Write out every line below that includes the word "drawn".

**Available records:**
══════════════════════════════

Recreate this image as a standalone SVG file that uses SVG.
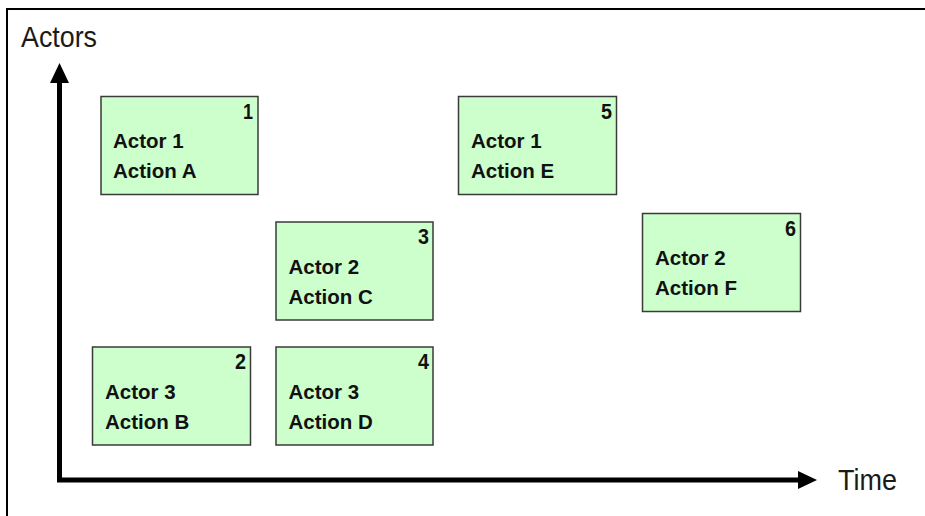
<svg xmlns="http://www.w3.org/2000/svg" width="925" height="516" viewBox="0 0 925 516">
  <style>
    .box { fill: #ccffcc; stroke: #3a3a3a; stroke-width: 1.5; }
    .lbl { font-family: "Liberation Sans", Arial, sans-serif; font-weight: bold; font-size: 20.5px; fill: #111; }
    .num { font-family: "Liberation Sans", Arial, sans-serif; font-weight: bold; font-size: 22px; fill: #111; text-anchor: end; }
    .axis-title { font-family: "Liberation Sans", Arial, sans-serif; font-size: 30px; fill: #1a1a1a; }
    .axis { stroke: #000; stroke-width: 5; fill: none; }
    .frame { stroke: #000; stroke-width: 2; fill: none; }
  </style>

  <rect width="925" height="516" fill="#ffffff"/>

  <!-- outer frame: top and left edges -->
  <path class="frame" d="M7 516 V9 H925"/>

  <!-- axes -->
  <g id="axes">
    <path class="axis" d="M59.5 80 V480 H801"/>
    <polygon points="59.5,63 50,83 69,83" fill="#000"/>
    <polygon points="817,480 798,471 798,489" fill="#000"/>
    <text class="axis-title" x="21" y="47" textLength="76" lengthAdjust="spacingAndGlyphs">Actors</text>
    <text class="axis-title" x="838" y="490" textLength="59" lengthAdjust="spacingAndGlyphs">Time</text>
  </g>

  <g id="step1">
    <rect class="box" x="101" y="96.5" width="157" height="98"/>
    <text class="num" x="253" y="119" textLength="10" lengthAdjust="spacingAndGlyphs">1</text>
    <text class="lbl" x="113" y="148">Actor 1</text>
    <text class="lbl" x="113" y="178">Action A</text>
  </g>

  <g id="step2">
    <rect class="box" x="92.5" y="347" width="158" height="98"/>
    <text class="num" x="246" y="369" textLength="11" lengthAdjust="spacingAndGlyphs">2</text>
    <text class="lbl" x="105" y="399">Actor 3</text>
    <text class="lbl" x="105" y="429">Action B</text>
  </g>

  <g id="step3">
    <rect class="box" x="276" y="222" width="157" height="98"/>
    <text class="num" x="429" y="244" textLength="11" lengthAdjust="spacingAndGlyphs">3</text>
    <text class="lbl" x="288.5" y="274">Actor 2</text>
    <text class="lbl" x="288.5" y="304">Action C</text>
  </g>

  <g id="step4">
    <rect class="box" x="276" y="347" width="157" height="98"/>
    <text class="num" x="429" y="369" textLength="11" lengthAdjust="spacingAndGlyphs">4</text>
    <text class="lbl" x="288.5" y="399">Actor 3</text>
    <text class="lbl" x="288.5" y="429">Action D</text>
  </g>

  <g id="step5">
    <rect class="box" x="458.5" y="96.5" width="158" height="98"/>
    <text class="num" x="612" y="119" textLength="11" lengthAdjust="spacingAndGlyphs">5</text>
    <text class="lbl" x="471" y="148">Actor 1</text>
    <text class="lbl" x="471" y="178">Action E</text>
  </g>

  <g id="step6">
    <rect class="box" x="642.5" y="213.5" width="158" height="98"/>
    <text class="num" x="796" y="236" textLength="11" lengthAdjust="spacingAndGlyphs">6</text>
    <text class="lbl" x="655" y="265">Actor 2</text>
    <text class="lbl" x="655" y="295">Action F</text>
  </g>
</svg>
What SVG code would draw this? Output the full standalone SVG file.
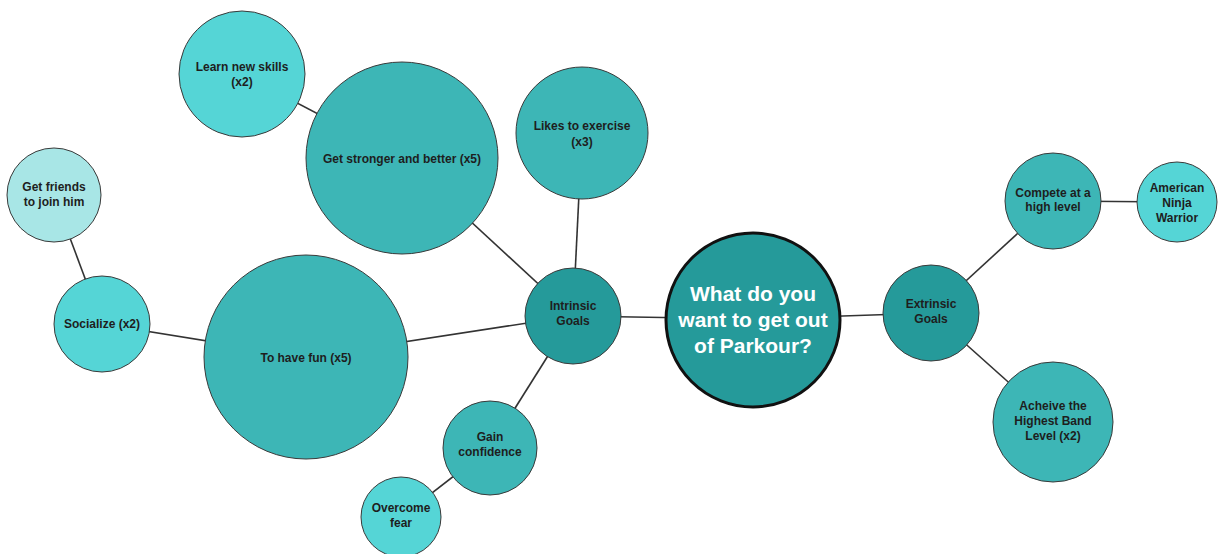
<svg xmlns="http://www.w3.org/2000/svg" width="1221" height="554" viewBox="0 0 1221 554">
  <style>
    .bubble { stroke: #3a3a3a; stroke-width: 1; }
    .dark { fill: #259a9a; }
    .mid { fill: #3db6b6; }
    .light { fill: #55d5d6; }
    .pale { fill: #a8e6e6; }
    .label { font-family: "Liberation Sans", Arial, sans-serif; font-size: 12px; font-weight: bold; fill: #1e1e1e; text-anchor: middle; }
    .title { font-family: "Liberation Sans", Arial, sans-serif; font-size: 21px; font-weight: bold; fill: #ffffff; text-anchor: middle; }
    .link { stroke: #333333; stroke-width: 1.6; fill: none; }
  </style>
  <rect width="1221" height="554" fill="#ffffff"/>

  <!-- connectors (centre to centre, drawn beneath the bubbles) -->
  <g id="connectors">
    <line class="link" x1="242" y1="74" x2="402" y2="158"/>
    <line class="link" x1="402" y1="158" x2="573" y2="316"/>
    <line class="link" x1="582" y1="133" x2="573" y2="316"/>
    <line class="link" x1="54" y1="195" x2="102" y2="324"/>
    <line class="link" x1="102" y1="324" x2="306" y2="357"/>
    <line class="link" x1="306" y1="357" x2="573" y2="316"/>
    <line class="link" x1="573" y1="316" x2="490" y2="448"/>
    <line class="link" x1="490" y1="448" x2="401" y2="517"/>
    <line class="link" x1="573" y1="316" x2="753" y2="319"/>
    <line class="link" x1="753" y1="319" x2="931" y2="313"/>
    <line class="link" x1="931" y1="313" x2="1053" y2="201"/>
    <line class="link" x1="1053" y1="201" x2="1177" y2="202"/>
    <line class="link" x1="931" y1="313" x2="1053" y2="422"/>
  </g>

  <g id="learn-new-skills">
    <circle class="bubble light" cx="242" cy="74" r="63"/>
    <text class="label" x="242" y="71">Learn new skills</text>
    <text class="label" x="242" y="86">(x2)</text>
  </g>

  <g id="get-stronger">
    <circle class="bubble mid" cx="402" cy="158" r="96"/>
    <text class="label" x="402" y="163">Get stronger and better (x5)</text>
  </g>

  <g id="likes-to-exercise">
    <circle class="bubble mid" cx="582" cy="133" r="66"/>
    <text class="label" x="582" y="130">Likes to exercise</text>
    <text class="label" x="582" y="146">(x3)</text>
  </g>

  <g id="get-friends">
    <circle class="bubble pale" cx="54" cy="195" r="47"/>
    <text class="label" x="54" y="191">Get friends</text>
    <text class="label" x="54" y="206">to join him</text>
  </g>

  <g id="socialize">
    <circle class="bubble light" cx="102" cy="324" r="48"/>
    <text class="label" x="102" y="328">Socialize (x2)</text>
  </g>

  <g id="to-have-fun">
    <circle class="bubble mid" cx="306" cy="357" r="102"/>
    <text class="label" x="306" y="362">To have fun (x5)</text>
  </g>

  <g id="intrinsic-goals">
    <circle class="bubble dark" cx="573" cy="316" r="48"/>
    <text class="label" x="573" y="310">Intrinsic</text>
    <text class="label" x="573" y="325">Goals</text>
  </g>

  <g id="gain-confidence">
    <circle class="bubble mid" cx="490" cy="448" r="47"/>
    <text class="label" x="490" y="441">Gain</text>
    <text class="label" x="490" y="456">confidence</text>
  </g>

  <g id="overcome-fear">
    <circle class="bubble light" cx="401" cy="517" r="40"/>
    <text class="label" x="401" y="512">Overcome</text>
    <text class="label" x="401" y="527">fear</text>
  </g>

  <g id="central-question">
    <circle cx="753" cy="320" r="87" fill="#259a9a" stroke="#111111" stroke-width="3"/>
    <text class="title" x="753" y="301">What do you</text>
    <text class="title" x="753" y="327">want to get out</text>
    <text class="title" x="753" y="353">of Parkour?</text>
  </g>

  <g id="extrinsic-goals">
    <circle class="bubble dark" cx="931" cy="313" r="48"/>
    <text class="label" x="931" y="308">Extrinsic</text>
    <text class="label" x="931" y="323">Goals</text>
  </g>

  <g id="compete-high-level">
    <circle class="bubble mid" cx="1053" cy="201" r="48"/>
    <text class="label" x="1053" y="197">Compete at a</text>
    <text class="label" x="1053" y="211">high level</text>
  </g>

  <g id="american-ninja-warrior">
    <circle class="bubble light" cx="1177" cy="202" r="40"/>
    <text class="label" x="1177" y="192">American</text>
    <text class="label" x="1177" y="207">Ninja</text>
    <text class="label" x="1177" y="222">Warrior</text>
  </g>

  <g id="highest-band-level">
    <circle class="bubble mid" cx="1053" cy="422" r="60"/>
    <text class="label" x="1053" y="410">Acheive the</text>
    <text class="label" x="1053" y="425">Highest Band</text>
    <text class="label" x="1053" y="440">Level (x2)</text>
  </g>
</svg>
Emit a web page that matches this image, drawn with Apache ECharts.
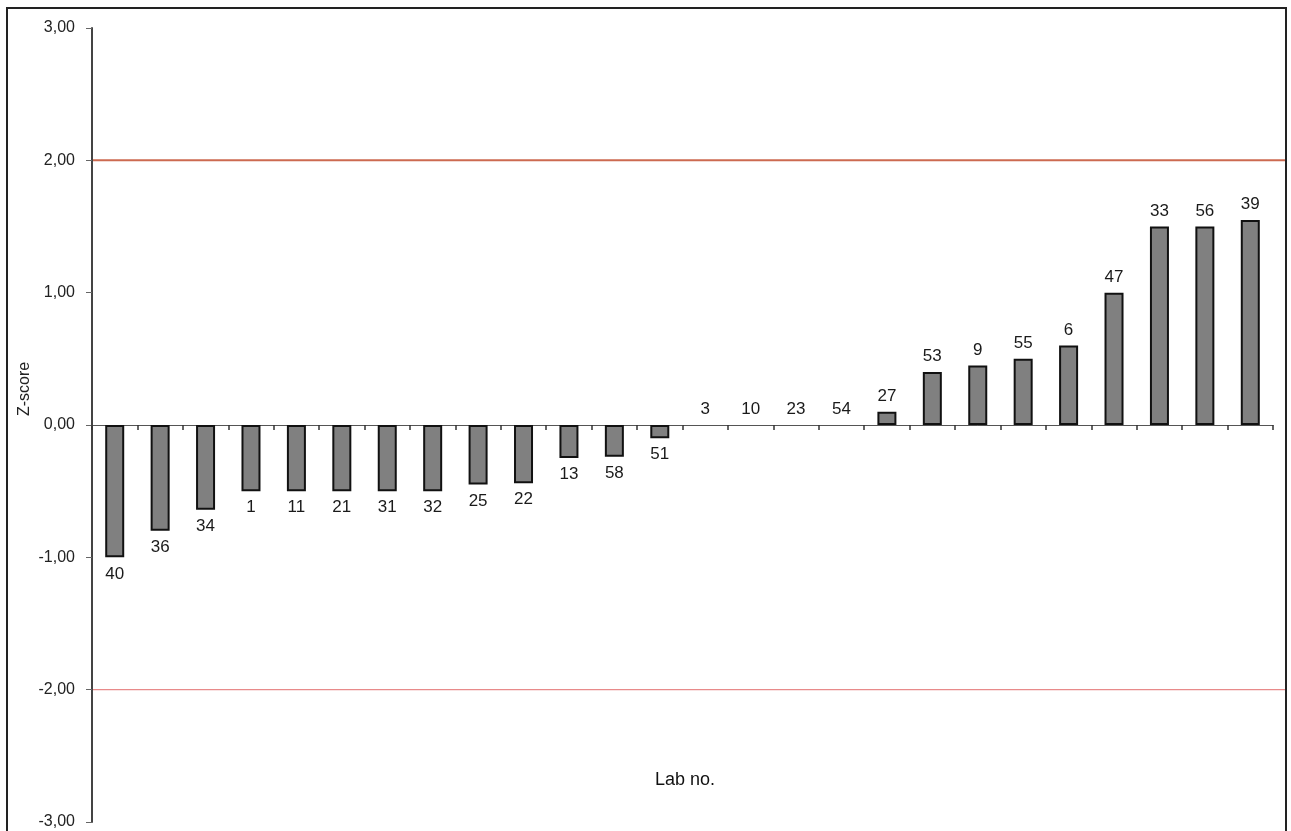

══════════════════════════════

**Finished task:**
  <!-- connectors (centre to centre, drawn beneath the bubbles) -->
Emit a web page that matches this image, drawn with Apache ECharts.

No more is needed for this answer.